Would you consider this vacuum normal?

Would you consider 9" of vacuum too little, or is that to be expected with 9 degrees of overlap? At higher RPMs and off throttle, I'd say it peaks at around 17-18 inches. Briefly of course.
I read online where people talk about 15" on a cammed LS1, but have yet to see someone say they've been down this low. Getting this thing to idle agreeably is quite a challenge. It wasn't too bad before I adjusted the VE table, but now that I have that right, too many other idle parameters need work and I'm not thrilled with the variations from morning cold starts to afternoon warm running idle.


I want to say I don't have a vac leak, but I just don't think I'm getting enough out of this car. Yea, the tune has a little to do with it and that's not perfect by any means. But for it to be this low I'm not sure where to look. I already put on new intake gaskets. Replaced the entire PCV setup, I know the HVAC has no leaks, and beyond that, unless the valves/cylinders themselves are the issue, I'm lost. Oil looks very clean so I don't think there is an issue with the cylinders. The engine wasn't 'new' so leakdown was a little inconsistent, but not too bad. I probably have numbers on that here somewhere. I'd hate to go tearing the motor back down to chase vacuum, but that might be what ends up happening this winter.
(edit) I should have mentioned, lifts are .600 so in every spec mine is milder than yours.
Last edited by K-Spaz; Oct 13, 2016 at 08:43 AM.
There has been and continues to be a lot of confusion about pushrod length and lifter preload. It might be time well spent to pop one valve cover and see just what you have.
Do you know what lifters were installed. One of the roller lifters Comp sells requires a preload of only 2 (two) thousandths. There's so little room for the lifter to accept more preload that setting it up with the normal 50-80 thousandths has you running like you're on solid lifters with way too much preload.
As for idle stability, I agree that the information you'll see out there can give you a really bad rash on the bumm. If you want to go Speed Density, not so bad, because the 02 sensors are out of the mix. On the other hand, if you want the oem configuration, you've got reversion hitting the MAF, slow 02 sensors if you have headers, and a VE table that just doesn't want to see what the MAF sees. I was able to get mine to behave somewhat and most people would probably have been satisfied, but I was not, so after far too many hours trying to decipher the interactions, I took mine to a pro and now both my cars come off idle and back very nearly like a stocker.
Since you have HPT, there are some reputable people that will do remote tuning with you. You can be stubborn like me, and battle with it on your own out of disbelief that it can be too complicated to crack, or pay a few bucks to let someone that knows what they're doing fix it for you and go have fun driving your car.
I finally threw up the white flag and have no regrets that I did. My only regret is that I didn't do it farrrrrr sooner.

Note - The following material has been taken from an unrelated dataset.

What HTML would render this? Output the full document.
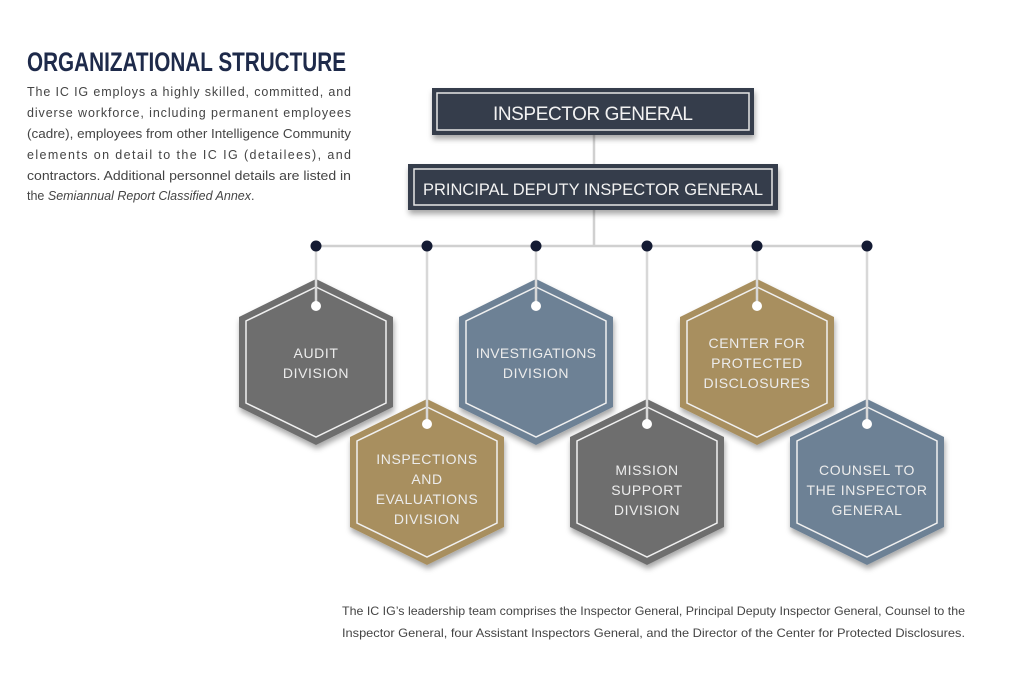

There has been and continues to be a lot of confusion about pushrod length and lifter preload. It might be time well spent to pop one valve cover and see just what you have.
Do you know what lifters were installed. One of the roller lifters Comp sells requires a preload of only 2 (two) thousandths. There's so little room for the lifter to accept more preload that setting it up with the normal 50-80 thousandths has you running like you're on solid lifters with way too much preload.
As for idle stability, I agree that the information you'll see out there can give you a really bad rash on the bumm. If you want to go Speed Density, not so bad, because the 02 sensors are out of the mix. On the other hand, if you want the oem configuration, you've got reversion hitting the MAF, slow 02 sensors if you have headers, and a VE table that just doesn't want to see what the MAF sees. I was able to get mine to behave somewhat and most people would probably have been satisfied, but I was not, so after far too many hours trying to decipher the interactions, I took mine to a pro and now both my cars come off idle and back very nearly like a stocker.
Since you have HPT, there are some reputable people that will do remote tuning with you. You can be stubborn like me, and battle with it on your own out of disbelief that it can be too complicated to crack, or pay a few bucks to let someone that knows what they're doing fix it for you and go have fun driving your car.
I finally threw up the white flag and have no regrets that I did. My only regret is that I didn't do it farrrrrr sooner.
Well, with it being wintertime I'll probably beat my head against the wall a while yet. There's no tuner I know of within 3 hours of here so I'll probably mess with it some more. It seems to be running better today, and idles nice (more or less). It isn't perfect but it's drivable. I need to move on from the idle and get the top end and higher rpm timing right now. I didn't want to move on before I investigated the vacuum thing. If that was unduly low, I was going to look into that before attempting to go further. I just didn't think there was a vacuum leak (other than the valve overlap)I imagine if I was to have the block bored, put in new pistons and rings, get the heads redone, I could probably get a lot more. But I don't intend to do that, at least not for a while anyway.